All this ferry activity involves conventional ferry tonnage, 'ro-pax', where the vessel's primary design is to carry more freight capacity rather than passengers. This is in some cases though, is in complete variance to the fast ferry craft where they carry many more passengers and charging a premium.

In reporting the ferry scene, we examine the constantly changing trends of this sector, as rival ferry operators are competing in an intensive environment, battling out for market share following the fallout of the economic crisis. All this has consequences some immediately felt, while at times, the effects can be drawn out over time, leading to the expense of others, through reduced competition or takeover or even face complete removal from the marketplace, as witnessed in recent years.

Arising from these challenging times, there are of course winners and losers, as exemplified in the trend to run high-speed ferry craft only during the peak-season summer months and on shorter distance routes. In addition, where fastcraft had once dominated the ferry scene, during the heady days from the mid-90's onwards, they have been replaced by recent newcomers in the form of the 'fast ferry' and with increased levels of luxury, yet seeming to form as a cost-effective alternative.

Irish Sea Ferry Routes

Irrespective of the type of vessel deployed on Irish Sea routes (between 2-9 hours), it is the ferry companies that keep the wheels of industry moving as freight vehicles literally (roll-on and roll-off) ships coupled with motoring tourists and the humble 'foot' passenger transported 363 days a year.

As such the exclusive freight-only operators provide important trading routes between Ireland and the UK, where the freight haulage customer is 'king' to generating year-round revenue to the ferry operator. However, custom built tonnage entering service in recent years has exceeded the level of capacity of the Irish Sea in certain quarters of the freight market.

A prime example of the necessity for trade in which we consumers often expect daily, though arguably question how it reached our shores, is the delivery of just in time perishable products to fill our supermarket shelves.

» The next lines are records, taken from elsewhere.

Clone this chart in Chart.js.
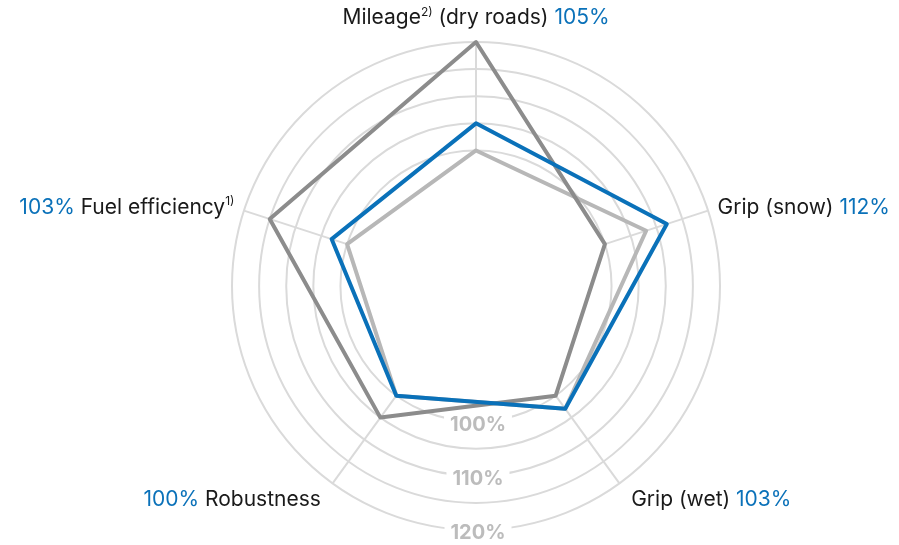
<!DOCTYPE html>
<html>
<head>
<meta charset="utf-8">
<script src="https://cdn.jsdelivr.net/npm/chart.js@4"></script>
<style>
  html, body { margin: 0; padding: 0; background: #fff; }
  #wrap { width: 899px; height: 545px; }
</style>
</head>
<body>
<div id="wrap"><canvas id="radar" width="899" height="545"></canvas></div>
<script>
// categories (clockwise from top) and footnote marks
const categories = ['Mileage', 'Grip (snow)', 'Grip (wet)', 'Robustness', 'Fuel efficiency'];
const footnotes = ['2)', '', '', '', '1)'];
const suffixes = [' (dry roads)', '', '', '', ''];

// series values in %
const newTyre = [105, 112, 103, 100, 103];      // blue, shown in labels
const competitorA = [120, 100, 100, 105, 115];  // dark grey
const competitorB = [100, 108, 103, 100, 100];  // light grey

// scale
const scaleMin = 75;
const scaleMax = 120;
const ringStart = 100;
const tickLabels = [100, 110, 120];

const BLUE = '#0a71b9';
const DARK = '#8c8c8c';
const LIGHT = '#b7b7b7';
const GRID = '#dadada';
const FONT = 'Inter, Roboto, sans-serif';

// spokes from the 100% ring outward, and the tick labels at the bottom
const ringPlugin = {
    id: 'ringPlugin',
    beforeDatasetsDraw(chart) {
        const scale = chart.scales.r;
        const ctx = chart.ctx;
        const r0 = scale.getDistanceFromCenterForValue(ringStart);
        const r1 = scale.getDistanceFromCenterForValue(scaleMax);
        ctx.save();
        ctx.strokeStyle = GRID;
        ctx.lineWidth = 2;
        for (let i = 0; i < categories.length; i++) {
            const a = scale.getPointPosition(i, r0);
            const b = scale.getPointPosition(i, r1);
            ctx.beginPath();
            ctx.moveTo(a.x, a.y);
            ctx.lineTo(b.x, b.y);
            ctx.stroke();
        }
        // tick labels straight down
        ctx.font = 'bold 20px ' + FONT;
        ctx.textAlign = 'center';
        ctx.textBaseline = 'middle';
        tickLabels.forEach(v => {
            const d = scale.getDistanceFromCenterForValue(v);
            const x = scale.xCenter + 2;
            const y = scale.yCenter + d + 3;
            const w = ctx.measureText(v + '%').width;
            ctx.fillStyle = '#fff';
            ctx.fillRect(x - w / 2 - 6, y - 10, w + 12, 20);
            ctx.fillStyle = '#bcbcbc';
            ctx.fillText(v + '%', x, y);
        });
        ctx.restore();
    }
};

// point labels with coloured value and superscript
const labelPlugin = {
    id: 'labelPlugin',
    afterDraw(chart) {
        const scale = chart.scales.r;
        const ctx = chart.ctx;
        const base = scale.drawingArea;
        const offsets = [24, 10, 20, 20, 10];
        const aligns = ['center', 'left', 'left', 'right', 'right'];
        ctx.save();
        ctx.textBaseline = 'middle';
        for (let i = 0; i < categories.length; i++) {
            const value = newTyre[i] + '%';
            let parts;
            if (aligns[i] === 'right') {
                parts = [
                    { t: value + ' ', c: BLUE },
                    { t: categories[i], c: '#1a1a1a' },
                    { t: footnotes[i], c: '#1a1a1a', sup: true },
                    { t: suffixes[i], c: '#1a1a1a' }
                ];
            } else {
                parts = [
                    { t: categories[i], c: '#1a1a1a' },
                    { t: footnotes[i], c: '#1a1a1a', sup: true },
                    { t: suffixes[i] + ' ', c: '#1a1a1a' },
                    { t: value, c: BLUE }
                ];
            }
            let total = 0;
            parts.forEach(p => {
                ctx.font = (p.sup ? '12px ' : '21px ') + FONT;
                p.w = ctx.measureText(p.t).width;
                total += p.w;
            });
            const pos = scale.getPointPosition(i, base + offsets[i]);
            let x = pos.x;
            if (aligns[i] === 'center') x -= total / 2;
            if (aligns[i] === 'right') x -= total;
            parts.forEach(p => {
                ctx.font = (p.sup ? '12px ' : '21px ') + FONT;
                ctx.fillStyle = p.c;
                ctx.textAlign = 'left';
                ctx.fillText(p.t, x, pos.y - (p.sup ? 6 : 0));
                x += p.w;
            });
        }
        ctx.restore();
    }
};

function makeSet(data, color) {
    return {
        data: data,
        borderColor: color,
        backgroundColor: 'transparent',
        borderWidth: 4,
        borderJoinStyle: 'round',
        pointRadius: 0,
        fill: false
    };
}

new Chart(document.getElementById('radar').getContext('2d'), {
    type: 'radar',
    data: {
        labels: categories,
        datasets: [
            makeSet(newTyre, BLUE),
            makeSet(competitorA, DARK),
            makeSet(competitorB, LIGHT)
        ]
    },
    options: {
        responsive: false,
        animation: false,
        layout: { padding: { top: 42, bottom: 15, left: 53, right: 0 } },
        plugins: { legend: { display: false }, tooltip: { enabled: false } },
        scales: {
            r: {
                min: scaleMin,
                max: scaleMax,
                ticks: { display: false, stepSize: 5 },
                pointLabels: { display: false },
                angleLines: { display: false },
                grid: {
                    circular: true,
                    lineWidth: 2,
                    color: c => (c.tick && c.tick.value >= ringStart) ? GRID : 'rgba(0,0,0,0)'
                }
            }
        }
    },
    plugins: [ringPlugin, labelPlugin]
});
</script>
</body>
</html>
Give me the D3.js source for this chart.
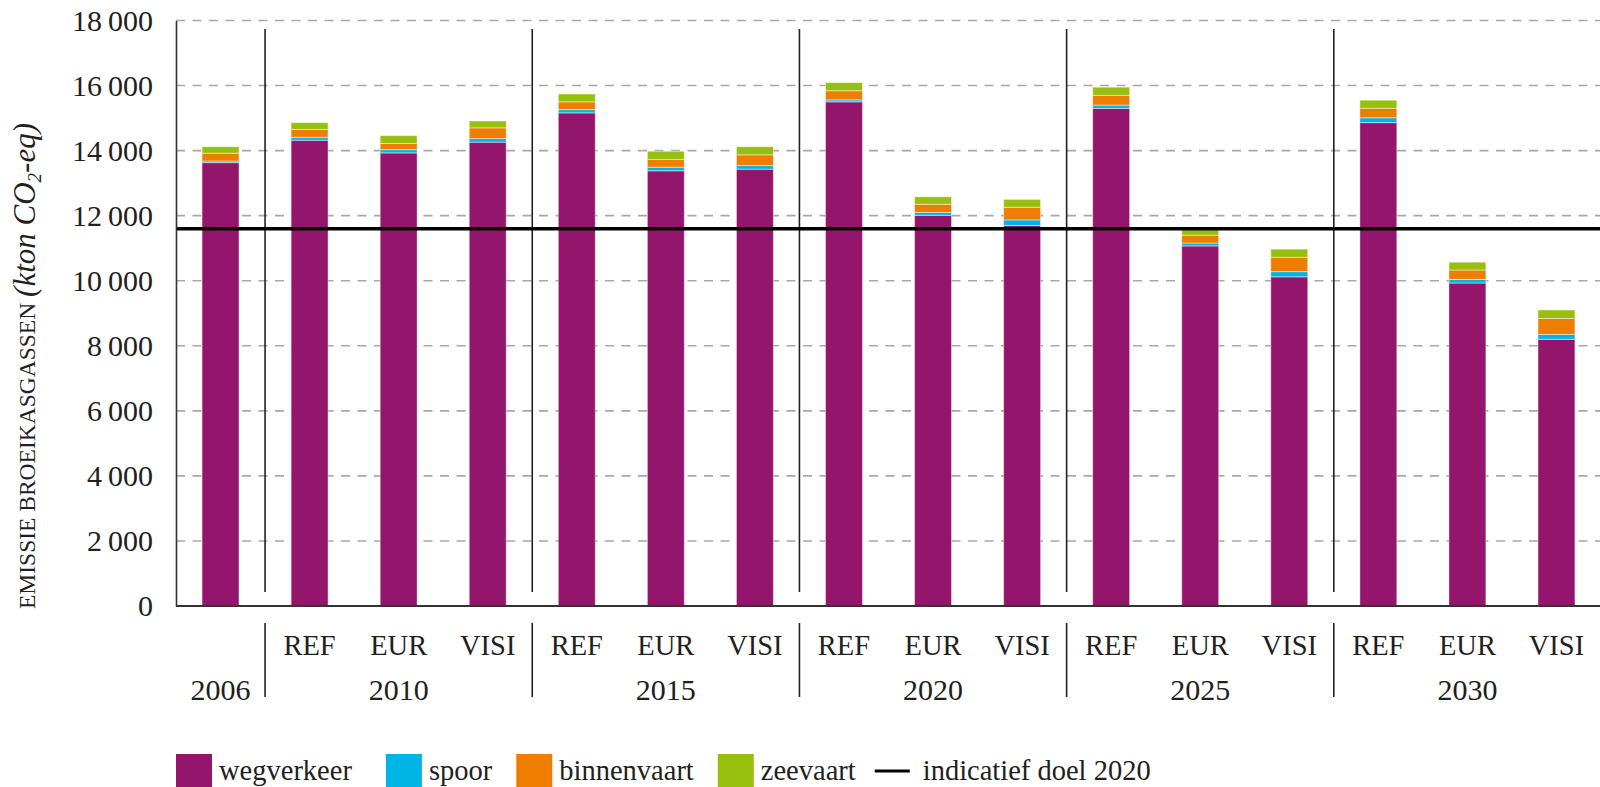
<!DOCTYPE html>
<html>
<head>
<meta charset="utf-8">
<script src="https://cdn.jsdelivr.net/npm/d3@7"></script>
<style>
  html, body { margin: 0; padding: 0; background: #fff; }
  svg { display: block; }
  text { font-family: "Liberation Serif", "DejaVu Serif", serif; fill: #231f20; }
</style>
</head>
<body>
<svg id="chart" width="1600" height="787"></svg>
<script>
// ---- data ----
const years = ["2006", "2010", "2015", "2020", "2025", "2030"];
const scenarios = ["REF", "EUR", "VISI"];
const categoryYears =     ["2006", "2010", "2010", "2010", "2015", "2015", "2015", "2020", "2020", "2020", "2025", "2025", "2025", "2030", "2030", "2030"];
const categoryScenarios = ["",     "REF",  "EUR",  "VISI", "REF",  "EUR",  "VISI", "REF",  "EUR",  "VISI", "REF",  "EUR",  "VISI", "REF",  "EUR",  "VISI"];
const wegverkeer  = [13630, 14320, 13930, 14260, 15160, 13380, 13430, 15500, 12010, 11700, 15300, 11070, 10120, 14860, 9930, 8200];
const spoor       = [50, 90, 100, 110, 100, 110, 110, 60, 90, 170, 100, 90, 160, 150, 110, 150];
const binnenvaart = [240, 240, 190, 330, 240, 240, 330, 280, 250, 390, 300, 240, 440, 290, 290, 490];
const zeevaart    = [200, 210, 240, 210, 240, 250, 250, 250, 230, 240, 250, 190, 250, 250, 240, 260];
const seriesNames = ["wegverkeer", "spoor", "binnenvaart", "zeevaart"];
const seriesColors = ["#93156c", "#00b4e6", "#ef7d00", "#97bf0d"];
const target = 11600;
const targetLabel = "indicatief doel 2020";
const yTicks = [0, 2000, 4000, 6000, 8000, 10000, 12000, 14000, 16000, 18000];

(function () {
// ---- build ----
const catIds = categoryYears.map((yr, i) => yr + "|" + categoryScenarios[i]);
const seriesData = [wegverkeer, spoor, binnenvaart, zeevaart];
const rows = catIds.map((id, i) => {
  const r = { id };
  seriesNames.forEach((s, k) => r[s] = seriesData[k][i]);
  return r;
});

const svg = d3.select("#chart");
const pLeft = 176, pRight = 1601, pTop = 20.5, pBottom = 606;

const x = d3.scaleBand().domain(catIds).range([pLeft, pRight]).paddingInner(0.585).paddingOuter(0.2925);
const y = d3.scaleLinear().domain([0, 18000]).range([pBottom, pTop]);
const color = d3.scaleOrdinal().domain(seriesNames).range(seriesColors);
const cx = id => x(id) + x.bandwidth() / 2;

// gridlines
svg.append("g").selectAll("line").data(yTicks.filter(t => t > 0)).join("line")
  .attr("x1", pLeft).attr("x2", 1600)
  .attr("y1", d => y(d)).attr("y2", d => y(d))
  .attr("stroke", "#a8a8a8").attr("stroke-width", 1.6)
  .attr("stroke-dasharray", "9,7.5");

// bars
const stack = d3.stack().keys(seriesNames)(rows);
svg.append("g").selectAll("g").data(stack).join("g")
  .attr("fill", d => color(d.key))
  .selectAll("rect").data(d => d).join("rect")
  .attr("x", d => x(d.data.id))
  .attr("width", x.bandwidth())
  .attr("y", d => y(d[1]))
  .attr("height", d => y(d[0]) - y(d[1]))
  .attr("stroke", "#ffffff").attr("stroke-opacity", 0.45).attr("stroke-width", 1);

// group separators
const sepIdx = [];
for (let i = 1; i < catIds.length; i++) if (categoryYears[i] !== categoryYears[i - 1]) sepIdx.push(i);
const sepX = sepIdx.map(i => (cx(catIds[i - 1]) + cx(catIds[i])) / 2);
svg.append("g").selectAll("line").data(sepX).join("line")
  .attr("x1", d => d).attr("x2", d => d)
  .attr("y1", 29).attr("y2", 592)
  .attr("stroke", "#222").attr("stroke-width", 1.6);
svg.append("g").selectAll("line").data(sepX).join("line")
  .attr("x1", d => d).attr("x2", d => d)
  .attr("y1", 623).attr("y2", 697)
  .attr("stroke", "#222").attr("stroke-width", 1.6);

// target line
svg.append("line")
  .attr("x1", pLeft).attr("x2", 1600)
  .attr("y1", y(target)).attr("y2", y(target))
  .attr("stroke", "#000").attr("stroke-width", 3.5);

// y axis
const fmt = d3.formatLocale({ decimal: ",", thousands: "\u2009", grouping: [3], currency: ["", ""] }).format(",");
const yAxis = svg.append("g").attr("transform", `translate(${pLeft},0)`)
  .call(d3.axisLeft(y).tickValues(yTicks).tickFormat(fmt).tickSize(0).tickSizeOuter(0).tickPadding(23));
yAxis.select(".domain").attr("stroke", "#333").attr("stroke-width", 1.6);
yAxis.selectAll("text").attr("font-family", "Liberation Serif").attr("font-size", 30).attr("fill", "#231f20");

// x axis baseline
svg.append("line").attr("x1", pLeft).attr("x2", 1600).attr("y1", pBottom).attr("y2", pBottom)
  .attr("stroke", "#333").attr("stroke-width", 2);

// scenario labels
svg.append("g").selectAll("text").data(catIds.filter((id, i) => categoryScenarios[i] !== "")).join("text")
  .attr("x", d => cx(d)).attr("y", 655)
  .attr("text-anchor", "middle").attr("font-size", 28.5)
  .text(d => d.split("|")[1]);

// year labels (centered on each group)
svg.append("g").selectAll("text").data(years).join("text")
  .attr("x", yr => {
    const ids = catIds.filter((id, i) => categoryYears[i] === yr);
    return (cx(ids[0]) + cx(ids[ids.length - 1])) / 2;
  })
  .attr("y", 700).attr("text-anchor", "middle").attr("font-size", 30)
  .text(d => d);

// y title
const title = svg.append("text")
  .attr("transform", "translate(35,609) rotate(-90)")
  .attr("text-anchor", "start");
title.append("tspan").attr("font-size", 23.5).text("EMISSIE BROEIKASGASSEN ");
title.append("tspan").attr("font-size", 31).attr("font-style", "italic").text("(kton CO");
title.append("tspan").attr("font-size", 19).attr("font-style", "italic").attr("dy", 6).text("2");
title.append("tspan").attr("font-size", 31).attr("font-style", "italic").attr("dy", -6).text("-eq)");

// legend
const lg = svg.append("g");
let cursor = 176;
const ly = 780;
const gaps = [34, 24, 24, 19];
seriesNames.forEach((s, k) => {
  lg.append("rect").attr("x", cursor).attr("y", 754).attr("width", 36).attr("height", 36)
    .attr("fill", color(s));
  const t = lg.append("text").attr("x", cursor + 43).attr("y", ly).attr("font-size", 28.5).text(s);
  cursor += 43 + t.node().getComputedTextLength() + gaps[k];
});
lg.append("line").attr("x1", cursor).attr("x2", cursor + 35).attr("y1", 771).attr("y2", 771)
  .attr("stroke", "#000").attr("stroke-width", 3);
lg.append("text").attr("x", cursor + 48).attr("y", ly).attr("font-size", 28.5).text(targetLabel);
})();
</script>
</body>
</html>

A visual manifestation of this is the arrival every morning and evening into our main ports, where a combination of ferries, ro-pax vessels and fast-craft all descend at the same time. In essence this a marine version to our road-based rush hour traffic going in and out along the commuter belts.

Across the Celtic Sea, the ferry scene coverage is also about those overnight direct ferry routes from Ireland connecting the north-western French ports in Brittany and Normandy.

Due to the seasonality of these routes to Europe, the ferry scene may be in the majority running between February to November, however by no means does this lessen operator competition.

Noting there have been plans over the years to run a direct Irish –Iberian ferry service, which would open up existing and develop new freight markets. Should a direct service open, it would bring new opportunities also for holidaymakers, where Spain is the most visited country in the EU visited by Irish holidaymakers ... heading for the sun!